12 Degrees North

Blackpool Grand

12 Degrees North at Blackpool Grand

A dozen graduate dancers, united by their Northern roots, were the latest contemporary company to contribute to this venue’s autumn of dance shows.

In a programme of three dances by notable choreographers they gave a heartening display of versatility, strength and eye-catching movement—almost to excess.

But behind it all was clear evidence that the region has a lot to offer when it comes to this artform.

By way of underlining that message the company also extended an opportunity to another dozen young dancers, from Preston’s Cardinal Newman College Dance Academy, to open the show with their own work Oscillate, with its own energetic shapes and constructs.

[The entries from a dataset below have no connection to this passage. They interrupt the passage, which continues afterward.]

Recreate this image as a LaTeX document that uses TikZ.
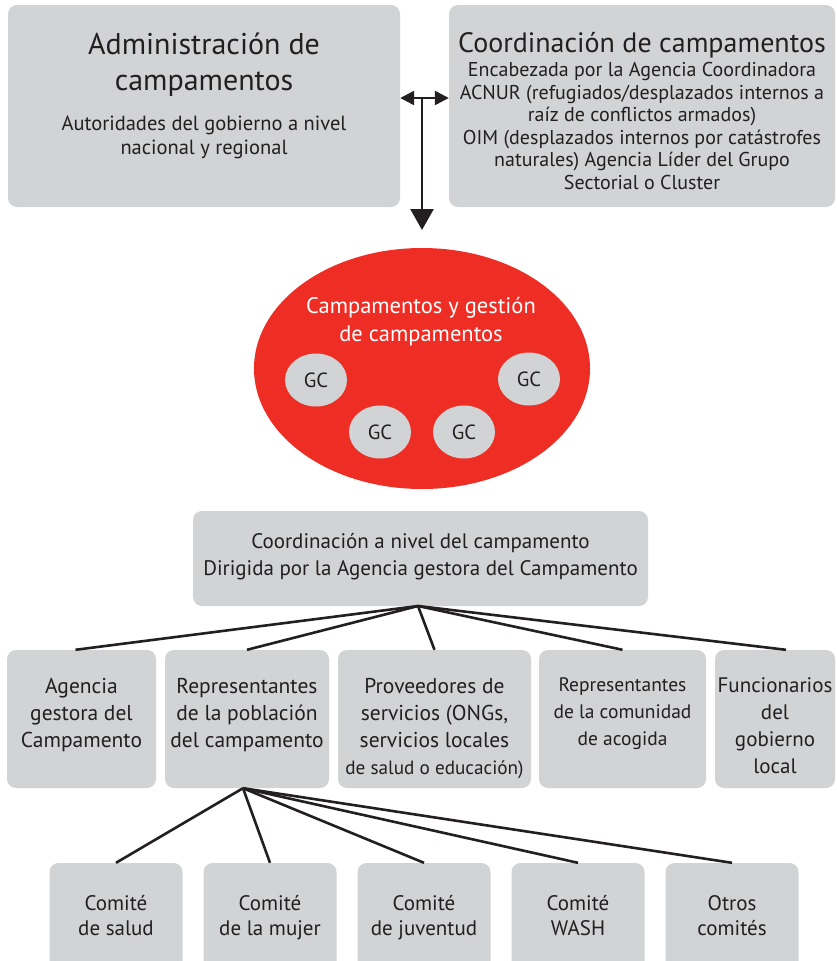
\documentclass[tikz,border=0pt]{standalone}
\usepackage{fontspec}
\setmainfont{PT Sans}
\usetikzlibrary{shapes.geometric, arrows.meta}
\definecolor{boxgray}{HTML}{D1D3D4}
\definecolor{campred}{HTML}{EE2E24}
\definecolor{inkblack}{HTML}{231F20}
\setlength{\lineskiplimit}{-30pt}
\tikzstyle{graybox} = [rectangle, rounded corners=9pt, fill=boxgray, draw=none, text=inkblack, align=center, inner sep=0pt]
\tikzstyle{rowbox} = [graybox, minimum height=138pt]
\tikzstyle{rowtext} = [anchor=north, yshift=-28pt, inner sep=0pt, align=center, text=inkblack, font=\fontsize{21.5}{27}\selectfont, execute at begin node=\strut]
\tikzstyle{cmtbox} = [graybox, minimum width=133pt, minimum height=113pt, font=\fontsize{21}{25}\selectfont, execute at begin node=\strut, execute at end node=\strut]
\tikzstyle{gcnode} = [ellipse, fill=boxgray, minimum width=62pt, minimum height=53pt, inner sep=0pt, text=inkblack, font=\fontsize{20.5}{22}\selectfont]
\tikzstyle{link} = [line width=2.6pt, draw=inkblack]
\tikzstyle{arrow} = [line width=2.6pt, draw=inkblack, -{Triangle[length=21pt,width=23pt]}]
\tikzstyle{biarrow} = [line width=2.4pt, draw=inkblack, {Triangle[length=14pt,width=14pt]}-{Triangle[length=14pt,width=14pt]}]

\begin{document}
\begin{tikzpicture}[x=1pt, y=-1pt, node distance=154pt]
\useasboundingbox (0,0) rectangle (836,961);
                % top level
                \node (admbox) [graybox, minimum width=392pt, minimum height=202pt] at (204,106) {};
                \node (admtitle) [text=inkblack, align=center, font=\fontsize{30}{36}\selectfont] at (204,65) {Administración de\\campamentos};
                \node (admsub) [text=inkblack, align=center, font=\fontsize{20.5}{24}\selectfont] at (204,137.5) {Autoridades del gobierno a nivel\\nacional y regional};
                \node (coordbox) [graybox, minimum width=386pt, minimum height=202pt] at (642,106) {};
                \node (coordtitle) [text=inkblack, font=\fontsize{28}{30}\selectfont] at (642,45) {Coordinación de campamentos};
                \node (coordsub) [text=inkblack, align=center, font=\fontsize{20}{22.5}\selectfont] at (642,126) {Encabezada por la Agencia Coordinadora\\ACNUR (refugiados/desplazados internos a\\raíz de conflictos armados)\\OIM (desplazados internos por catástrofes\\naturales) Agencia Líder del Grupo\\Sectorial o Cluster};

                % camps
                \node (camps) [ellipse, fill=campred, minimum width=336pt, minimum height=241pt] at (422,368.5) {};
                \node (campstitle) [text=white, align=center, font=\fontsize{22.5}{28.5}\selectfont] at (421,321.5) {Campamentos y gestión\\de campamentos};
                \node (gc1) [gcnode] at (316,380) {GC};
                \node (gc2) [gcnode] at (529,379) {GC};
                \node (gc3) [gcnode] at (380,432) {GC};
                \node (gc4) [gcnode] at (464,432) {GC};

                \coordinate (hub) at (422,98);
                \coordinate (droptip) at (422,230);
                \draw [biarrow] (hub -| admbox.east) -- (hub -| coordbox.west);
                \draw [arrow] (hub) -- (droptip);

                % camp level
                \node (camplevel) [graybox, minimum width=455pt, minimum height=95pt, font=\fontsize{21}{26.5}\selectfont, execute at begin node=\strut, execute at end node=\strut] at (420.5,558.5) {Coordinación a nivel del campamento\\Dirigida por la Agencia gestora del Campamento};
                \node (agency) [rowbox, minimum width=149pt] at (81.5,719) {};
                \node (population) [rowbox, minimum width=164pt, right of=agency, xshift=11.5pt] {};
                \node (providers) [rowbox, minimum width=193pt, right of=population, xshift=33.5pt] {};
                \node (hostcom) [rowbox, minimum width=167pt, right of=providers, xshift=34pt] {};
                \node (officials) [rowbox, minimum width=120pt, right of=hostcom, xshift=-1.5pt] {};
                \node (agencytext) [rowtext] at (agency.north) {Agencia\\gestora del\\Campamento};
                \node (populationtext) [rowtext] at (population.north) {Representantes\\de la población\\del campamento};
                \node (providerstext) [rowtext] at (providers.north) {Proveedores de\\servicios (ONGs,\\servicios locales\\{\fontsize{19.2}{27}\selectfont de salud o educación)}};
                \node (hostcomtext) [rowtext, font=\fontsize{19.5}{27}\selectfont] at (hostcom.north) {Representantes\\de la comunidad\\de acogida};
                \node (officialstext) [rowtext, font=\fontsize{21}{27}\selectfont] at (officials.north) {Funcionarios\\del\\gobierno\\local};

                \coordinate (apex) at (418,606);
                \draw [link] (apex) -- ([xshift=-6pt]agency.north);
                \draw [link] (apex) -- (population.north);
                \draw [link] (apex) -- (providers.north);
                \draw [link] (apex) -- (hostcom.north);
                \draw [link] (apex) -- ([xshift=11pt]officials.north);

                % committees
                \node (health) [cmtbox] at (116,919.5) {Comité\\de salud};
                \node (women) [cmtbox, right of=health] {Comité\\de la mujer};
                \node (youth) [cmtbox, right of=women] {Comité\\de juventud};
                \node (wash) [cmtbox, right of=youth] {Comité\\WASH};
                \node (others) [cmtbox, right of=wash] {Otros\\comités};

                \foreach \cmt in {health, women, youth, wash, others}
                    \draw [link] ([xshift=-4pt]population.south) -- (\cmt.north);
\end{tikzpicture}
\end{document}
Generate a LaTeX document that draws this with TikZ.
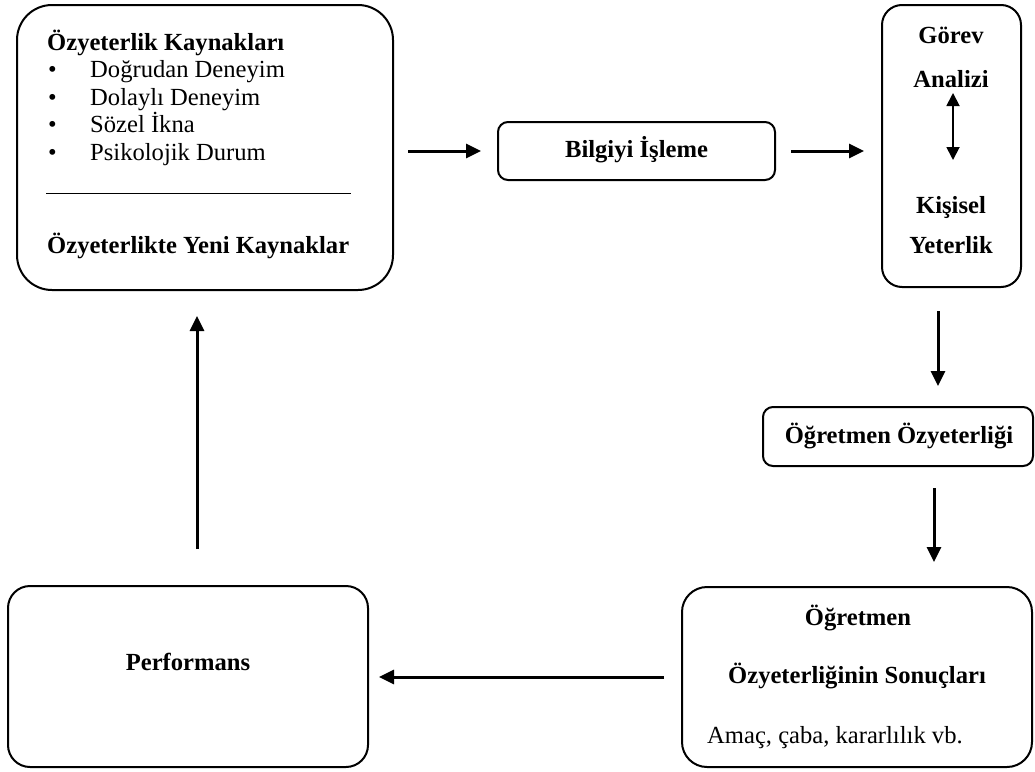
\documentclass[tikz,border=0pt]{standalone}
\usepackage{fontspec}
\setmainfont{Liberation Serif}
\usetikzlibrary{arrows.meta,calc}
\tikzset{
  box/.style={draw, line width=2pt, inner sep=0pt, rounded corners=#1},
  box/.default=10pt,
  txt/.style={inner sep=0pt, font=\fontsize{24.6}{28}\selectfont},
  btxt/.style={txt, font=\fontsize{24.6}{28}\selectfont\bfseries},
  arr/.style={line width=3pt, -{Triangle[length=15pt,width=14pt]}},
  darr/.style={line width=1.8pt, {Triangle[length=13pt,width=13pt]}-{Triangle[length=13pt,width=13pt]}},
}
\begin{document}
\begin{tikzpicture}[x=1pt,y=-1pt]
\useasboundingbox (0,0) rectangle (1035,771);
% boxes
\node[box=35pt, minimum width=376pt, minimum height=285pt] (src) at (205,147.5) {};
\node[box=10pt, minimum width=277pt, minimum height=58pt] (bil) at (636.5,151) {};
\node[box=20pt, minimum width=139pt, minimum height=282pt] (gor) at (951.5,146) {};
\node[box=10pt, minimum width=270pt, minimum height=59pt] (oo) at (898,436.5) {};
\node[box=25pt, minimum width=350pt, minimum height=180pt] (son) at (857,677) {};
\node[box=22pt, minimum width=360pt, minimum height=181pt] (perf) at (188,676.5) {};
% source box texts
\node[btxt, anchor=base west] (t1) at (47,50) {Özyeterlik Kaynakları};
\node[txt, anchor=base west] (b1) at (48,77) {•};
\node[txt, anchor=base west] (i1) at (90,77) {Doğrudan Deneyim};
\node[txt, anchor=base west] (b2) at (48,105) {•};
\node[txt, anchor=base west] (i2) at (90,105) {Dolaylı Deneyim};
\node[txt, anchor=base west] (b3) at (48,132) {•};
\node[txt, anchor=base west] (i3) at (90,132) {Sözel İkna};
\node[txt, anchor=base west] (b4) at (48,160) {•};
\node[txt, anchor=base west] (i4) at (90,160) {Psikolojik Durum};
\coordinate (l1) at (46,193);
\coordinate (l2) at (351,193);
\draw[line width=1pt] (l1) -- (l2);
\node[btxt, anchor=base west] (t2) at (47,253) {Özyeterlikte Yeni Kaynaklar};
% other texts
\node[btxt, anchor=base] (tb) at (636.5,157) {Bilgiyi İşleme};
\node[btxt, anchor=base] (g1) at (951,43) {Görev};
\node[btxt, anchor=base] (g2) at (951,87) {Analizi};
\node[btxt, anchor=base] (g3) at (951,213) {Kişisel};
\node[btxt, anchor=base] (g4) at (951,253) {Yeterlik};
\coordinate (da1) at (953,93);
\coordinate (da2) at (953,160);
\draw[darr] (da1) -- (da2);
\node[btxt, anchor=base] (to) at (899,443) {Öğretmen Özyeterliği};
\node[btxt, anchor=base] (s1) at (858,625) {Öğretmen};
\node[btxt, anchor=base] (s2) at (857,683) {Özyeterliğinin Sonuçları};
\node[txt, anchor=base west] (s3) at (707,743) {Amaç, çaba, kararlılık vb.};
\node[btxt, anchor=base] (tp) at (188,670) {Performans};
% connectors
\draw[arr, shorten <=14pt, shorten >=16pt] (bil.west -| src.east) -- (bil.west);
\draw[arr, shorten <=15pt, shorten >=17pt] (bil.east) -- (bil.east -| gor.west);
\draw[arr, shorten <=23pt, shorten >=20pt] ($(gor.south)+(-13.5,0)$) -- ($(oo.north)+(40,0)$);
\draw[arr, shorten <=21pt, shorten >=24pt] ($(oo.south)+(36,0)$) -- ($(son.north)+(77,0)$);
\draw[arr, shorten <=17pt, shorten >=10pt] (son.west) -- (son.west -| perf.east);
\draw[arr, shorten <=36pt, shorten >=25pt] ($(perf.north)+(9,0)$) -- ($(src.south)+(-8,0)$);
\end{tikzpicture}
\end{document}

Alesandra Seutin’s Article 1 opened the main programme and drew heavily on her own African background, striving to fuse the continent’s traditional dance with more contemporary forms. Growing from a cacophony of radio sound and street noise it fizzed with energy well enough but only really lit up when the 12 dancers made way for more effective and separate routines, where shaping and rhythm connected.

The idea behind Antonia Grove’s second piece is that the audience take a hand in choosing which dance, out of five, comes next. Since there was no apparent link between any of them it proved more of a puzzle than the party piece that might have been expected.

All of which could be excused by Serious Semaphore which threw up a haunting use of Etta James’s soulful ballad "At Last".

There was much more assurance about the final dance, Gary Clarke’s Bitter Suite, even if it did rather over-extend some of its clever invention.

A lone male dancer, who you might interpret as an Alfie of our times, engages with six lusty, black-clad females in a dissection of human relationships and sexual menace that is often taut and highly effective.

Sadly it starts too slow and ends too long which steals some of its impact. Lose the 12 bricks (it would take too long to explain!) and break up the choreography into a proper suite (with a little less Maori Haka thank you) and this was a piece of dance that should have legs.

Find out for yourself when the tour ends at Lancaster University on November 22.